I suppose that's all personal opinion, but I liked Shawn Roberts' performance.

Caramel Frappe:
Hmm.. you got me thinking about the lickers now. I think that's a problem with most movies- like Alien for example. Remember how that one alien killed an entire crew but the protagonist in Aliens was able to kill the Xenomorphs easily with just a few bullets? So to a degree I can agree, but also disagree. I'm going to go with agree since you brought up the fact they did say "It was a failed experiment" which no one would try repeating that mistake. Also yeah again my nit picking isn't an issue for you can like Shawn Robert or dislike his performance because if you like RE as much as I do- he's just not suited for Wesker but that's my opinion lol.

They were unprepared and rarely got a good shot in Alien. In Aliens, Ripley and co. knew exactly what they were dealing with, had better weaponry, and so on.

The same thing, I suppose, could be said of Resident Evil. That doesn't, however, explain why the lickers were in the second film at all -- just how they were dispensed with more easily.

I think we can both agree the axe man was silly, he didn't even look like he belonged in the movie. See the axe man isn't realistic to the sense we can see past the fantasy because it's to much based on the video game and video games can get away with a lot more then movies. The RE games have animations that draw you in thinking in that world it's possible, but a movie is usually realistic so having it played out seriously, but such a 'video game boss' as the axe man come in... it breaks the immersion. So that too is debatable.

I don't know why we're assuming that video games can get away with more. Just as fantastical things can happen in films; you're just choosing to view them with too narrow a lens.

Still, for me the clones are not required. I mean yeah they do serve a purpose, I can see why Umbrella wanted them and you made a great point that it wouldn't draw attention to the company thus it's cheaper... but, clones to me are basically the 'off the wall' aspect for me. In RE, there aren't clones in any of the games. In Extinction, Wesker (or least people behind Umbrella) had each Alice clone do a simulation trying to survive each room of traps. Once they failed, they were discarded. I don't see the purpose in that. They may be trying to use them for other reasons, but the testing and results given back don't serve a purpose as far as I know. Also it seems everything Umbrella is doing like with the heart device to pump chemicals in controlling people like Jill along with other experiments- it seems like the movie is trying to hard to make them the obvious bad guys.
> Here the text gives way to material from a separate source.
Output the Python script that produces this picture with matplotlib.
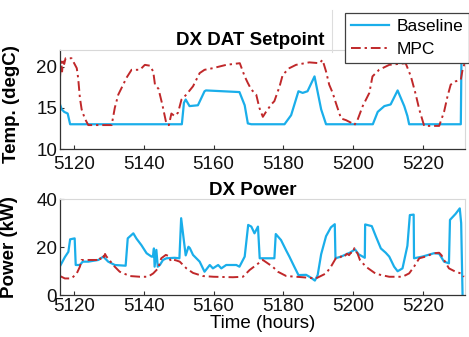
import matplotlib
matplotlib.use("Agg")
import matplotlib.pyplot as plt
from matplotlib.lines import Line2D

plt.rcParams['font.family'] = ['Liberation Sans', 'DejaVu Sans']

# ---------------- data ----------------
# Top: DX DAT Setpoint (degC)
base_top_t = [5116, 5116.5, 5117.2, 5118.2, 5118.9, 5150.9, 5151.5, 5152, 5153.1, 5155.5,
              5157.4, 5157.8, 5167.4, 5168.9, 5169.8, 5170.8, 5180.3, 5182.2, 5184.3,
              5185.5, 5186.9, 5188.9, 5190.8, 5192.2, 5205.6, 5207, 5208.9, 5210.7,
              5212.7, 5214.6, 5215.5, 5216, 5230.8, 5231.0, 5232]
base_top_v = [15.4, 14.8, 14.5, 14.3, 13, 13, 15.6, 16, 15.2, 15.3,
              17, 17.1, 16.9, 15.3, 13.1, 13, 13, 14.1, 17,
              16.8, 17, 18.8, 14.8, 13, 13, 14.5, 15.2, 15.4,
              17.1, 15.2, 14, 13, 13, 21.6, 21.6]

mpc_top_t = [5116, 5116.3, 5116.6, 5116.9, 5117.2, 5117.6, 5119.3, 5120.8, 5121.2, 5121.7,
             5122.2, 5123.1, 5124.1, 5130.8, 5131.7, 5132.7, 5134.1, 5135, 5136.5, 5138.9,
             5140.3, 5141.7, 5142.7, 5143.2, 5144.2, 5145.3, 5146.3, 5146.8, 5147.2, 5147.9,
             5148.8, 5149.8, 5150.8, 5152.2, 5154.1, 5156, 5157.4, 5159.8, 5163.6, 5167.5,
             5168.9, 5169.8, 5170.8, 5172.2, 5173.1, 5174.1, 5175, 5176.5, 5177.4, 5178.9,
             5179.8, 5181.7, 5183.6, 5187.4, 5190.3, 5191.2, 5192.2, 5193.1, 5194.1, 5195,
             5196.5, 5197.9, 5199.3, 5200.3, 5201.2, 5202.7, 5204.6, 5205.5, 5207.4, 5210.3,
             5215, 5216.5, 5217.9, 5218.9, 5220.3, 5224.6, 5226, 5227, 5227.9, 5229.3,
             5230.8, 5231.3, 5232]
mpc_top_v = [18.7, 20.6, 19.4, 20.9, 20.3, 21, 21, 19.8, 18.6, 16.2,
             14.8, 13.7, 12.9, 12.9, 15, 16.6, 17.8, 18.6, 19.6, 19.6,
             20.2, 20.1, 19.4, 17.8, 17.3, 15.4, 13.4, 12.9, 12.9, 14.3,
             14, 14.4, 16, 16.6, 17.6, 19.2, 19.6, 19.8, 20.2, 20.4,
             18.8, 18, 17.2, 16.6, 15, 13.9, 14.5, 15.4, 15.8, 17.6,
             19, 19.8, 20.2, 20.5, 20.4, 20.8, 19.4, 17.8, 16.8, 15.6,
             13.7, 13.5, 13.2, 12.9, 13.5, 15.2, 16.8, 18.8, 19.6, 20.2,
             20.4, 18.8, 16.6, 14.8, 12.8, 12.8, 14.5, 16.4, 17.8, 18.2,
             18.4, 19.6, 20.5]

# Bottom: DX Power (kW)
base_bot_t = [5116, 5117.4, 5118.4, 5118.9, 5120.2, 5120.5, 5121.7, 5122.5, 5124.1, 5127,
              5128.4, 5129.8, 5131.7, 5134.8, 5135.4, 5137, 5137.9, 5139.3, 5140.8, 5142.2,
              5142.6, 5142.9, 5143.1, 5143.6, 5144, 5144.6, 5145.5, 5146.5, 5148.8, 5150.2,
              5150.7, 5151.4, 5152, 5152.8, 5153.2, 5154.1, 5156, 5157.4, 5158.9, 5159.8,
              5161.3, 5162.2, 5163.6, 5166.5, 5167.4, 5168.9, 5169.9, 5170.8, 5171.7, 5172.7,
              5173.2, 5177.4, 5177.8, 5179.3, 5180.8, 5181.7, 5183.1, 5184.3, 5186.5, 5187.9,
              5189, 5189.8, 5190.8, 5192.2, 5193.6, 5194.7, 5194.9, 5196.5, 5199, 5200.5,
              5201.5, 5203.3, 5203.4, 5205.3, 5206.5, 5207.9, 5209.3, 5210.3, 5211.7, 5212.7,
              5214.1, 5215.5, 5216.2, 5217.3, 5217.4, 5219.8, 5223.1, 5224.6, 5226, 5227.4,
              5227.7, 5229.3, 5230.5, 5230.9, 5231.3]
base_bot_v = [12, 15.8, 18, 23.2, 23.6, 12.5, 12.5, 13.9, 13.9, 14.6,
              16, 13.9, 12.5, 12.2, 23.6, 25.7, 23.5, 20.8, 17.4, 16,
              16, 19.4, 11.8, 18.8, 11.8, 12.5, 14.6, 15.3, 15.5, 15.3,
              32, 23.6, 16.5, 20.1, 19.5, 16.7, 13.9, 9.7, 12.5, 11.1,
              12.5, 11.1, 12.5, 12.5, 11.8, 16, 29.2, 28.5, 25.7, 28.5,
              15.3, 15.3, 25.4, 22.9, 18.5, 16, 11.8, 8.3, 8.4, 7.2,
              6, 8.3, 17, 24.5, 28.2, 29.5, 15.3, 16, 17.6, 19,
              17, 15.5, 29.4, 28.7, 24.3, 19.4, 17.6, 16, 11.8, 9.9,
              11.1, 20.5, 33.3, 33.5, 15.3, 16, 17.4, 17.2, 13.9, 13.2,
              31.3, 33.8, 36.1, 30, 0]

mpc_bot_t = [5116, 5117.4, 5119.3, 5120.8, 5121.7, 5122.2, 5123.6, 5126.5, 5127.2, 5127.6,
             5128.2, 5128.6, 5128.9, 5129.3, 5129.8, 5131.2, 5133.1, 5136, 5138.9, 5141.2,
             5142.7, 5144.1, 5145, 5146.3, 5147.2, 5147.7, 5148.3, 5149.3, 5150.3, 5152.2,
             5154.1, 5156.9, 5160, 5165.5, 5168.4, 5170.3, 5172.2, 5174.1, 5175.5, 5176.9,
             5178.4, 5180.8, 5185.5, 5189.3, 5192.2, 5193.6, 5195, 5196.2, 5196.8, 5197.4,
             5198.2, 5198.8, 5199.3, 5199.9, 5200.3, 5200.7, 5201.2, 5201.9, 5203.6, 5206.5,
             5210.3, 5214.1, 5216, 5217.4, 5218.9, 5220.7, 5223.1, 5224.6, 5225.3, 5226,
             5227.4, 5229.3, 5230.8, 5231.7]
mpc_bot_v = [7.9, 6.9, 6.9, 9, 11.8, 14.6, 14.6, 14.6, 15.8, 15,
             16.5, 15.8, 17.1, 16, 15.3, 12.5, 9.7, 7.9, 7.6, 7.6,
             9, 11.1, 15.3, 16.7, 16.2, 14.2, 14.8, 14.4, 13.9, 11.1,
             9.2, 7.9, 7.6, 7.4, 7.6, 10.4, 12.5, 14.6, 13.2, 11.8,
             9.7, 7.9, 7.4, 6.9, 9, 11.8, 15.3, 15.5, 16.5, 16,
             17.2, 16.6, 17.6, 17.5, 19.5, 18.2, 17.4, 14.6, 11.8, 8.8,
             7.6, 7.6, 9, 11.8, 15.3, 16, 17.4, 17.6, 16.5, 14.6,
             11.1, 9.7, 9, 7.6]

x_ticks = [5120, 5140, 5160, 5180, 5200, 5220]
top_yticks = [10, 15, 20]
bot_yticks = [0, 20, 40]
labels = ['Baseline', 'MPC']

# ---------------- style ----------------
BLUE = '#1aaeea'
RED = '#c0282a'
DASHDOT = (0, (5, 2, 1.2, 2))
FS = 13.5

fig = plt.figure(figsize=(4.69, 3.37), dpi=100)
W, H = 469.0, 337.0

def make_ax(top_px, bot_px):
    return fig.add_axes([60 / W, 1 - bot_px / H, (465 - 60) / W, (bot_px - top_px) / H])

ax1 = make_ax(50, 149)
ax2 = make_ax(199, 295)

for ax in (ax1, ax2):
    ax.set_xlim(5116, 5232)
    ax.set_xticks(x_ticks)
    ax.tick_params(direction='in', length=3, width=0.8, color='#303030',
                   labelsize=FS, labelcolor='#111111')
    ax.tick_params(axis='y', pad=2)
    for s in ('left', 'bottom'):
        ax.spines[s].set_color('#333333')
        ax.spines[s].set_linewidth(0.9)
    for s in ('top', 'right'):
        ax.spines[s].set_color('#d8d8d8')
        ax.spines[s].set_linewidth(0.8)

l1, = ax1.plot(base_top_t, base_top_v, color=BLUE, lw=1.6, label=labels[0])
l2, = ax1.plot(mpc_top_t, mpc_top_v, color=RED, lw=1.4, ls=DASHDOT, label=labels[1])
ax1.set_ylim(10, 22)
ax1.set_yticks(top_yticks)
ax1.tick_params(axis='x', pad=5)
ax1.set_ylabel('Temp. (degC)', fontsize=FS, fontweight='bold')
ax1.yaxis.set_label_coords(-0.099, 0.45)
ax1.set_title('DX DAT Setpoint', fontsize=FS, fontweight='bold', x=0.469, pad=3.5)

ax2.plot(base_bot_t, base_bot_v, color=BLUE, lw=1.6)
ax2.plot(mpc_bot_t, mpc_bot_v, color=RED, lw=1.4, ls=DASHDOT)
ax2.set_ylim(0, 40)
ax2.set_yticks(bot_yticks)
ax2.tick_params(axis='x', pad=2)
ax2.set_ylabel('Power (kW)', fontsize=FS, fontweight='bold')
ax2.yaxis.set_label_coords(-0.103, 0.5)
ax2.set_xlabel('Time (hours)', fontsize=FS, labelpad=0)
ax2.set_title('DX Power', fontsize=FS, fontweight='bold', x=0.475, pad=3)

leg = fig.legend(handles=[l1, l2], loc='upper left',
                 bbox_to_anchor=(345 / W, 1 - 13 / H), bbox_transform=fig.transFigure,
                 fontsize=12.5, frameon=True, fancybox=False, framealpha=1,
                 edgecolor='#404040', borderpad=0.35, handlelength=2.2,
                 handletextpad=0.4, labelspacing=0.45, borderaxespad=0)
leg.get_frame().set_linewidth(0.9)

fig.add_artist(Line2D([332 / W, 332 / W], [1 - 10 / H, 1 - 52 / H],
                      transform=fig.transFigure, color='#dddddd', lw=0.8))

fig.savefig('out.png', dpi=100)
It's another case of you just not being able to buy in. That's fine, but in a fantasy world in which it has been established that these things can exist, there really shouldn't be a problem. I'd care if, say, it hadn't been established and then in the last film they're like "Oh, by the way, everyone's a clone." That wouldn't work, but because that element has been built in for a couple of films now, and can happen in the movie universe, it isn't a problem.

But that's all personal suspension of disbelief, and as long as I've convinced you that they serve a purpose -- whether you want to believe that they should exist or not -- I've done my job.